>> BEGIN Records for the exercise

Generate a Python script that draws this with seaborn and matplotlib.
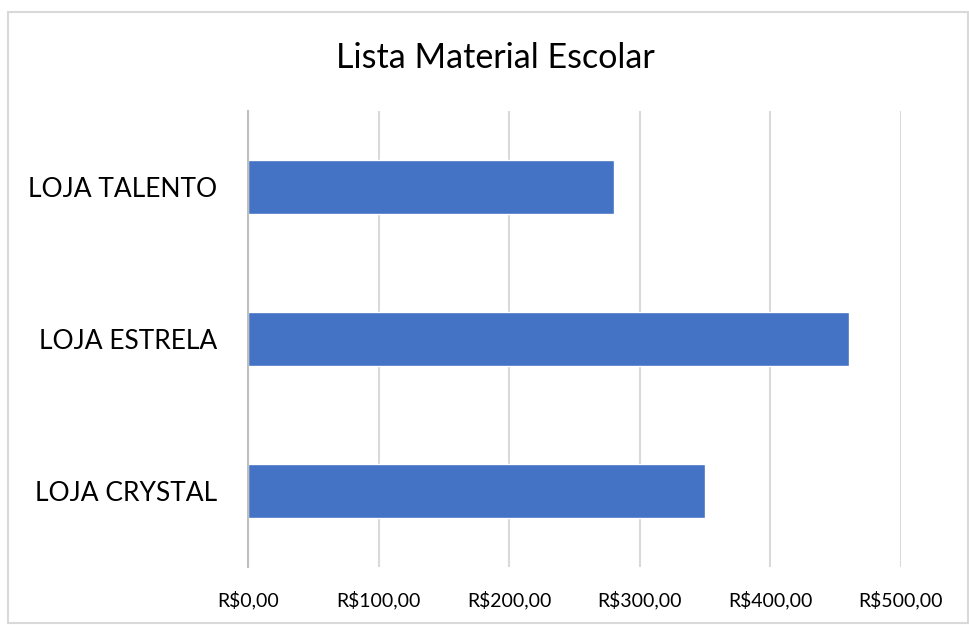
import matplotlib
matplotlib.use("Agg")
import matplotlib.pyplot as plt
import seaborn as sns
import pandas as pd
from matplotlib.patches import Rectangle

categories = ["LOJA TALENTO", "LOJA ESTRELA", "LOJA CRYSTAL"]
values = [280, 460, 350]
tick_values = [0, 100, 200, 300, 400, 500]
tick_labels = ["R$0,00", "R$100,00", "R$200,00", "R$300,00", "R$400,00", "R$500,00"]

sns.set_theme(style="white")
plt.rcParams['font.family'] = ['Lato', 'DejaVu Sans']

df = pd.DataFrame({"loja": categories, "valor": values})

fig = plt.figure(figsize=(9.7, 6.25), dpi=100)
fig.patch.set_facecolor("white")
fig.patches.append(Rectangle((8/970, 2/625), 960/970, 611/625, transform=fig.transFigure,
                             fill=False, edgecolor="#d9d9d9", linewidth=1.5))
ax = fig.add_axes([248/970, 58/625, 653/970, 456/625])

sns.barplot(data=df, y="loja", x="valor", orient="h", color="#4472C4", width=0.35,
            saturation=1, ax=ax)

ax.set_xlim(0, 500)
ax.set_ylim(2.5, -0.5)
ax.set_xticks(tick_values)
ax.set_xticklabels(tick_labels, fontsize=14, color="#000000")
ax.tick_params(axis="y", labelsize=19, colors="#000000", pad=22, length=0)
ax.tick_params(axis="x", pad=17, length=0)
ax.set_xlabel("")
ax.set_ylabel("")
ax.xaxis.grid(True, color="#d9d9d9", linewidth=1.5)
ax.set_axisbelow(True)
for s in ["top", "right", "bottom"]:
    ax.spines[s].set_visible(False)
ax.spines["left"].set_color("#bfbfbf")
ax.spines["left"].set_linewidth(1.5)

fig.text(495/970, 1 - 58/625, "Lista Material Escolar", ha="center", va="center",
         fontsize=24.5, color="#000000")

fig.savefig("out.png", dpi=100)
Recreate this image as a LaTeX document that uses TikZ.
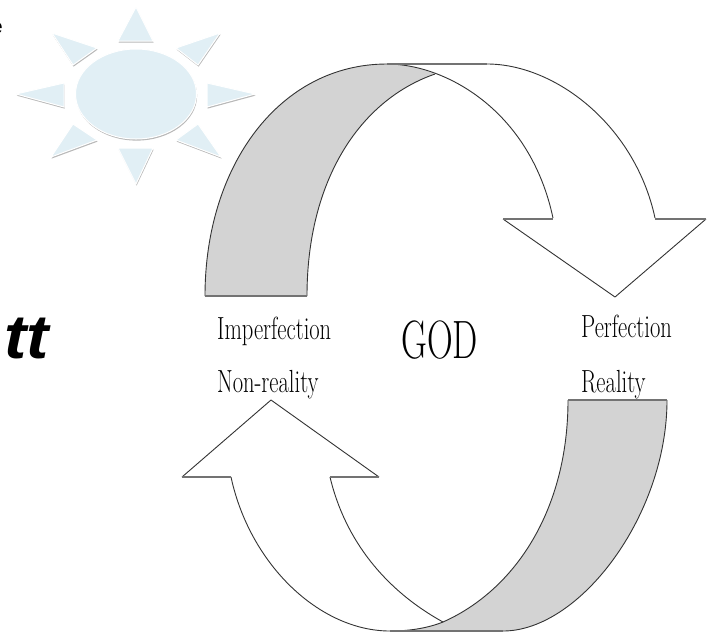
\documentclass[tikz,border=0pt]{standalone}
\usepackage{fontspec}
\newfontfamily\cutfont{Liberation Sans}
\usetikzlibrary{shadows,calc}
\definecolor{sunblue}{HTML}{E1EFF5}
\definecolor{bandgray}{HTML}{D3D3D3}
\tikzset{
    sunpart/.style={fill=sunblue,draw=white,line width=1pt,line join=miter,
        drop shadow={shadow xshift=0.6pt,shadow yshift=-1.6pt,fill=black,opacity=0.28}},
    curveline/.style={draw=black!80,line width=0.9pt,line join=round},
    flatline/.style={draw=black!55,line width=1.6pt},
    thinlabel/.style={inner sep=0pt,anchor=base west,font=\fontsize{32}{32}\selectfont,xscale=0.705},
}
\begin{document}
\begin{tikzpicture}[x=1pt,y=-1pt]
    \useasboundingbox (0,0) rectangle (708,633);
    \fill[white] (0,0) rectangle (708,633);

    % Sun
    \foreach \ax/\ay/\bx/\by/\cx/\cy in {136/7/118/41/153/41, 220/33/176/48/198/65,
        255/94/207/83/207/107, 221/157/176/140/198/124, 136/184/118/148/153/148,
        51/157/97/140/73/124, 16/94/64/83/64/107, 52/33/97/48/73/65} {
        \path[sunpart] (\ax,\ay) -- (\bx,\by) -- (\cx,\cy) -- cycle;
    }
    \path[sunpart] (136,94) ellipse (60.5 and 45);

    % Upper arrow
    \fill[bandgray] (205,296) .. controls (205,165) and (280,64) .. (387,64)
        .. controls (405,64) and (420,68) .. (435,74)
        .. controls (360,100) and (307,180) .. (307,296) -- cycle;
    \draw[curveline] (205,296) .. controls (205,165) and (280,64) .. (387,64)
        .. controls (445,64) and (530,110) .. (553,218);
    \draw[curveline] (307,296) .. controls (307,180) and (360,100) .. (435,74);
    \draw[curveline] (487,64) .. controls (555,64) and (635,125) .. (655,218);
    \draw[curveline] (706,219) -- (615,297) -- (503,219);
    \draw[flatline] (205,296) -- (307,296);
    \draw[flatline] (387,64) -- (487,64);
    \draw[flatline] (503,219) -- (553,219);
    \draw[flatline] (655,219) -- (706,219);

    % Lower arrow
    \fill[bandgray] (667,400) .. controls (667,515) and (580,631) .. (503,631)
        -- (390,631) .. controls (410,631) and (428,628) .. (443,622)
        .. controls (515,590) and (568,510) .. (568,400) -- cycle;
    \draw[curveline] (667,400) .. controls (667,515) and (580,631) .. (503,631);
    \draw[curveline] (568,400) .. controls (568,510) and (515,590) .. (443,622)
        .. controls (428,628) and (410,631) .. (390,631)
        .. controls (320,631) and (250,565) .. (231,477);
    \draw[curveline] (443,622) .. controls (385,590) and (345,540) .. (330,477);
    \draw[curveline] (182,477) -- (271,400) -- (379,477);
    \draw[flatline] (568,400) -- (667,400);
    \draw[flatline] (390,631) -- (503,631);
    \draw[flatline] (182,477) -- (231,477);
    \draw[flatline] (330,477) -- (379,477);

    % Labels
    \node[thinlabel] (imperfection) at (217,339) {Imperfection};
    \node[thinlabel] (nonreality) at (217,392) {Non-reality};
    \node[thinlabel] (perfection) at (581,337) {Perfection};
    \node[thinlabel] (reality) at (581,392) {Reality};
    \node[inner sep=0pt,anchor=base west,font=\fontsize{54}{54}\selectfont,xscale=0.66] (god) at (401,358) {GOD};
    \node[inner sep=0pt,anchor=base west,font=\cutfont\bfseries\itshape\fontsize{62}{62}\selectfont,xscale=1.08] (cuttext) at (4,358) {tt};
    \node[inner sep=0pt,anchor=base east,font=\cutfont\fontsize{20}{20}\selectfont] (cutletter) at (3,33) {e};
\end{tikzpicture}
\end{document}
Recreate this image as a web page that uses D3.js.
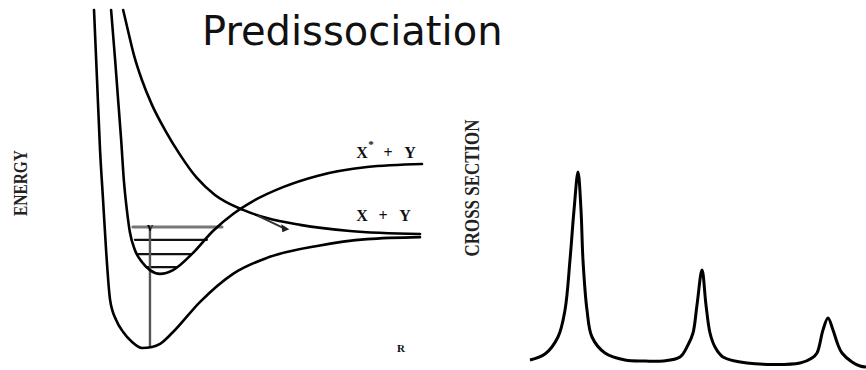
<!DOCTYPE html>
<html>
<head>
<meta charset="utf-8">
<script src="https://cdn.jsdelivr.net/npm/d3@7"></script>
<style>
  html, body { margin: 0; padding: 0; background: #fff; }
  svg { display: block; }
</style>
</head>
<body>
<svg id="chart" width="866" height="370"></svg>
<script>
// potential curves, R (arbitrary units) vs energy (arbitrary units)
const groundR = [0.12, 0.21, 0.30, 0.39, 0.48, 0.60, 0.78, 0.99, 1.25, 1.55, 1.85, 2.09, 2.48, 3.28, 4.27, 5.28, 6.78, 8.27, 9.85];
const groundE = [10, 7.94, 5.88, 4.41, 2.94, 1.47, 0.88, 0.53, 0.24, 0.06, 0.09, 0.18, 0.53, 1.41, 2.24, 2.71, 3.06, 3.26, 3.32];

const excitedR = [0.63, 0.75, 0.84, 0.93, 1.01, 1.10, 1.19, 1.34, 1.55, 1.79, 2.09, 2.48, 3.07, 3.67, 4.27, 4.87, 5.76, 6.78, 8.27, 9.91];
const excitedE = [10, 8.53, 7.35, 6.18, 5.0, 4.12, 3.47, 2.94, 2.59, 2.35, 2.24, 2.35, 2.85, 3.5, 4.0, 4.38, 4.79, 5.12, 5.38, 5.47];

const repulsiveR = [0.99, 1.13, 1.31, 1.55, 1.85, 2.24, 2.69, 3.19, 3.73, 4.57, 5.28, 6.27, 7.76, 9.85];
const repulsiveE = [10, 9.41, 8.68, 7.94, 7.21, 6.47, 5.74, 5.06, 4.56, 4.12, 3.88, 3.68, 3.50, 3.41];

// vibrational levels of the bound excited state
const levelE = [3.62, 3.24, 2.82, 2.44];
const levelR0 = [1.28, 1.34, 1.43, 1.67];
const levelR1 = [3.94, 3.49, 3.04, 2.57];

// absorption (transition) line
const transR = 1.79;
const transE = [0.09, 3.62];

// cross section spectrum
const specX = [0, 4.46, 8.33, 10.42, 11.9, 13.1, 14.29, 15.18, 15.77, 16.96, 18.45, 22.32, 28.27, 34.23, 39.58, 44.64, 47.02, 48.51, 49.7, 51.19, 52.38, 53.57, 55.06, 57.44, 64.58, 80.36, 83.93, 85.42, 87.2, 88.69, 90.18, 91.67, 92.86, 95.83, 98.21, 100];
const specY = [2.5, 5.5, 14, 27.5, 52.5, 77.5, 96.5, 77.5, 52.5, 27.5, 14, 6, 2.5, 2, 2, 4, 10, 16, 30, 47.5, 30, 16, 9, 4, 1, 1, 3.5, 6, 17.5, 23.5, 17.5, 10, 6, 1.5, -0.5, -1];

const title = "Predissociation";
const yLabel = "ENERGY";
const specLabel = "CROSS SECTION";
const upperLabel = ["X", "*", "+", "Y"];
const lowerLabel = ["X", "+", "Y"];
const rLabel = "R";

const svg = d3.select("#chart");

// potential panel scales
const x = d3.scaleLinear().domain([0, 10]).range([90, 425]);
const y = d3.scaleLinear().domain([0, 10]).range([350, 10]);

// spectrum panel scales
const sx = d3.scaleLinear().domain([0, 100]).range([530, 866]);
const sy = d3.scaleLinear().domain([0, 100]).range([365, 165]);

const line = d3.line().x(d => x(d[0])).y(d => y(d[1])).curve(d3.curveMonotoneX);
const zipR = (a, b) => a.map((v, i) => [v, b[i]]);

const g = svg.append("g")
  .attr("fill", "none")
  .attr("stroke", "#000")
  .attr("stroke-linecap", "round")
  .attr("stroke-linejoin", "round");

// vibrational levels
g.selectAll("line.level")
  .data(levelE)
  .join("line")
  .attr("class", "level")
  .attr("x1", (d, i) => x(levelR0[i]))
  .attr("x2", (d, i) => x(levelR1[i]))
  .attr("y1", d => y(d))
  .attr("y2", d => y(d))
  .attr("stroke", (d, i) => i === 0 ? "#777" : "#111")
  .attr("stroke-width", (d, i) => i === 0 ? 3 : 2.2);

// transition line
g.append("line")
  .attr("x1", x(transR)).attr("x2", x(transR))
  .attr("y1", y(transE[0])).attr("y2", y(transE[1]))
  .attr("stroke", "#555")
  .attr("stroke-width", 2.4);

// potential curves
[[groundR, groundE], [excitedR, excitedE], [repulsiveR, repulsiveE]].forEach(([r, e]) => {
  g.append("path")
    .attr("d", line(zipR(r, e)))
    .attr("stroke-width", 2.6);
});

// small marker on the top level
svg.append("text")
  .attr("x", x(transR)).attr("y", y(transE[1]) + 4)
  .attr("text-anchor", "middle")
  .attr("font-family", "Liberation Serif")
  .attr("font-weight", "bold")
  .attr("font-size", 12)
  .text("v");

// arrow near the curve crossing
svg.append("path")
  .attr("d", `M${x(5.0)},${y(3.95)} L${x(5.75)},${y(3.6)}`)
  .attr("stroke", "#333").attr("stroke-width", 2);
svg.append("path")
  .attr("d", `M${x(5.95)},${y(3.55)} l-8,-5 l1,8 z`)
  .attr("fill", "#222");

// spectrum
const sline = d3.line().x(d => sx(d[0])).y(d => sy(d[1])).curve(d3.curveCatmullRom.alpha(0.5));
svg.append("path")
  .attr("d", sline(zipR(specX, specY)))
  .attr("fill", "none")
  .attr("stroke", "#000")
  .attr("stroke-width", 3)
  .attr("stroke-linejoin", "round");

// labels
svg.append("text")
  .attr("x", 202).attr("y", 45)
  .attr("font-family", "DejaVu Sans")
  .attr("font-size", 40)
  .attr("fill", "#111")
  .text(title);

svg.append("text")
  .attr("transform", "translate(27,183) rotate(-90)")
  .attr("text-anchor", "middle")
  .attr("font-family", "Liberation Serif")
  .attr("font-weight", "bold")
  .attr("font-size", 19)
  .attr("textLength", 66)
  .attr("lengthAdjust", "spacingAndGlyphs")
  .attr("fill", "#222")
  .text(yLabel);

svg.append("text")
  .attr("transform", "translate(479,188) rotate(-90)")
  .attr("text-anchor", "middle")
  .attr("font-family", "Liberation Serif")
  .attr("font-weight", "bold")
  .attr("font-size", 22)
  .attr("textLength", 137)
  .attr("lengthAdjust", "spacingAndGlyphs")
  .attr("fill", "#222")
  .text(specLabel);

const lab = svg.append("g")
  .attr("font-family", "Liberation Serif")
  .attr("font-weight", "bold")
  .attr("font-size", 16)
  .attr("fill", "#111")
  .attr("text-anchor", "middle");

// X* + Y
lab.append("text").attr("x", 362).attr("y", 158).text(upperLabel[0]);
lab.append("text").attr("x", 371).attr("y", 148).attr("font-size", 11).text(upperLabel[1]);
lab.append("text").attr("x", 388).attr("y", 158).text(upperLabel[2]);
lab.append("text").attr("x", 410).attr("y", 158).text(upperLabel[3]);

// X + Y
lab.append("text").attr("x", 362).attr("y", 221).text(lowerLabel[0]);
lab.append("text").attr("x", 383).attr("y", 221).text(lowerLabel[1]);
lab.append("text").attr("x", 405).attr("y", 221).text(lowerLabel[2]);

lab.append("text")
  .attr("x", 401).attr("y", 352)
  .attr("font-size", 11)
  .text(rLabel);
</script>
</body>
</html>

>> END Records for the exercise

# Requirement:
Leave the pictures out and reproduce exactly the lines from the top of the listing above through the line with "from matplotlib.patches import Rectangle".

# Output for this task:
Generate a Python script that draws this with seaborn and matplotlib.
import matplotlib
matplotlib.use("Agg")
import matplotlib.pyplot as plt
import seaborn as sns
import pandas as pd
from matplotlib.patches import Rectangle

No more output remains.